Anyway, he has called ahead and they are expecting him at the villa, which is palatial but mostly abandoned, with the only inhabitants seemingly Juliana, a naive young servant girl Amelia, her strict mother, 


and, most importantly, Juliana's "niece" (although, as is obvious to anyone, she's far too young to be the niece of a 105-year-old woman) 


Tina (!) Bordereau (it is just me or are "Tina" and "Jeffrey" rather anachronistic names?) played by the former model Susan Hayward.  At the time critics were not kind either to the actor playing Lewis (Robert Cummings, who was in a couple of Hitchcocks, most notably Dial M for Murder), whom they described as "unctuous," 


and Hayward, who was described as almost ludicrously stiff as Tina.  I can sort of see their point: she is chilly to the extreme, and in fact we were strongly reminded in a couple of places of Cloris Leachman as Frau Blücher in Young Frankenstein.  But it works pretty well for the film, which requires that one give oneself up to the atmosphere.  Which is very Rebecca-verging-on-Wuthering Heights.

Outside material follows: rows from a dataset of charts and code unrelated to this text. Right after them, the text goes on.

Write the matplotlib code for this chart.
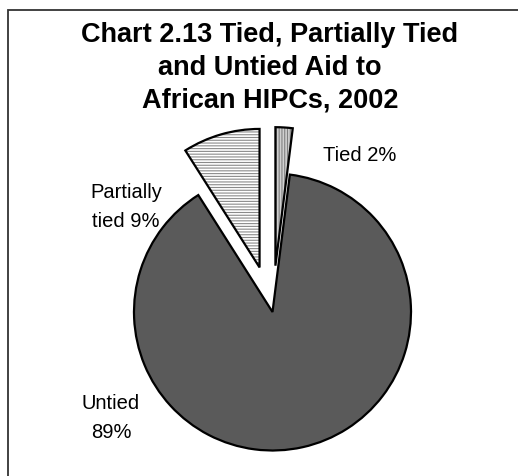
import matplotlib
matplotlib.use("Agg")
import matplotlib.pyplot as plt
from matplotlib.patches import Rectangle

# Data
categories = ["Tied", "Untied", "Partially tied"]
shares = [2, 89, 9]
label_texts = ["Tied 2%", "Untied\n89%", "Partially\ntied 9%"]
title_text = "Chart 2.13 Tied, Partially Tied\nand Untied Aid to\nAfrican HIPCs, 2002"

W, H = 518, 477
fig = plt.figure(figsize=(W / 100, H / 100), dpi=100)
fig.patch.set_facecolor("white")

# frame (left and top visible, cropped at right/bottom)
fig.add_artist(Rectangle((7.5 / W, -0.1), (W + 20) / W, (H - 11) / H + 0.1,
                         transform=fig.transFigure, fill=False,
                         edgecolor="#333333", linewidth=1.3))

ax = fig.add_axes([0, 0, 1, 1])

center = (272.5, H - 313)
radius = 138.5
explode_frac = [0.335, 0.0, 0.335]
explode = [f * radius for f in explode_frac]  # pie explode is in data units
faces = ["#d0d0d0", "#5a5a5a", "white"]
hatches = ["||||||", "", "------"]
hatch_cols = ["#808080", "#5a5a5a", "#8a8a8a"]

plt.rcParams["hatch.linewidth"] = 0.8

# fill + hatch layer
wedges, _ = ax.pie(shares, explode=explode, startangle=90, counterclock=False,
                   center=center, radius=radius, frame=True)
for w, fc, h, hc in zip(wedges, faces, hatches, hatch_cols):
    w.set_facecolor(fc)
    w.set_hatch(h)
    w.set_edgecolor(hc)
    w.set_linewidth(0)
# outline layer
ax.pie(shares, explode=explode, startangle=90, counterclock=False,
       center=center, radius=radius, frame=True,
       wedgeprops=dict(facecolor="none", edgecolor="black", linewidth=1.6))
ax.set_xlim(0, W)
ax.set_ylim(0, H)
ax.set_aspect("equal")
ax.axis("off")

font = "Liberation Sans"
fig.text(270 / W, 1 - 68 / H, title_text, ha="center", va="center",
         fontsize=19.5, fontweight="bold", family=font, linespacing=1.35)

label_pos = [(360, 156), (111, 418), (126, 207)]
for txt, (x, y) in zip(label_texts, label_pos):
    fig.text(x / W, 1 - y / H, txt, ha="center", va="center",
             fontsize=14.5, family=font, linespacing=1.7)

fig.savefig("out.png", dpi=100)
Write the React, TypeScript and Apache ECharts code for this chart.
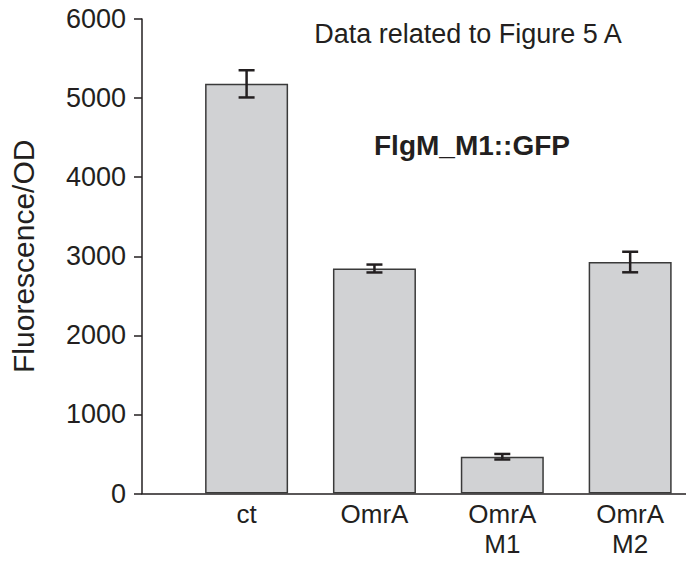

The players: Amelia is terrified that ice queen Tina will find out about the stray cats that she allows in the house, genuinely afraid that she will kill them.  And Tina really does not seem to want Lewis in the house.  However, once she introduces Lewis to Juliana (at this meeting we just see the back of her chair and her claw-like hand, complete with giant jeweled ring, that we later discover was a gift from Jeffrey) Juliana makes it clear that whether or not Tina wants it, they have to do it, because they are out of money.  And to that end, where a price of 200 (I can't remember the unit of currency, but it wasn't lire, and it wasn't pounds, although later Julian does use "English pounds" as currency) a month rent had been agreed in advance, the price is now 1000, and the rooms are "unfurnished" (although, confusingly, they aren't).  That's right - Lewis is pretending to be a writer of a different name, who needs a place to finish his novel.  His rooms are isolated on one side of the house, with the evident hope that he will use his own entrance and not bother anyone else.  However, he goes a-snooping at night, and the owl-eared Juliana hears him creeping past her room and calls him in.  We get to see her face this time - think Davros, creator of the Daleks (same claw-like hand, too, and this time Lewis notices that the ring is missing).  She offers him a miniature of Jeffrey painted by her father for 1000 English pounds, but the money is to be given to the priest 


who visits regularly, and Tina is not to know.  Juliana even seems a bit afraid of Tina.  Leaving her room, Jeffrey hears strange music playing (again the Frau Blücher echoes, only this time it's piano, not violin).  Following the sound to a part of the house that is otherwise deserted, he is preceded by one of the cats.  They both come upon a transformed Tina playing the piano, 


and where daytime Tina is all buttoned up and buttoned down, this one has let her hair down and is wild and happy (and likes cats).  And she thinks Lewis is Jeffrey!  And that she is Juliana!  And this is where the film gets confusing.  Has Jeffrey stepped back in time?  Well, it appears not.  Instead Tina (who is wearing the ring that went missing from Juliana's finger) has a split personality.  And as we discover later from Juliana, it's because Juliana read the famous love letters to her as a child (!) and eventually, when Juliana's eyes gave out, Tina read them to her, until Tina became too wrapped up in them, and took them away, and now every night becomes Juliana.  And scarily for Juliana, Tina becomes convinced that Juliana is a hated older servant, whom she despises to a possibly fatal extent.

But now Lewis knows where the letters are!  They're in the room with the piano.  He just needs the key and to find a moment when Tina isn't around.  But Charlie is back in the picture and threatens to expose him!  And the priest tells him that maybe if Tina could find somebody to love as Tina, she wouldn't need the Juliana personality.  But what did happen to Jeffrey back then?


It all canters to a suitably melodramatic ending.  Will Lewis ever get to see the letters?  Will he be tempted, if he gets his hands on them, just to do a runner (say, by means of the Orient Express)?  Who could blame him, wanting to get out of that mad house...

An odd, flawed, but very atmospheric film.  And the only film made by the director Martin Gabel (who acted in some films, including Marnie) - apparently he so infuriated Hayward by interrupting her line readings that she threw something at him.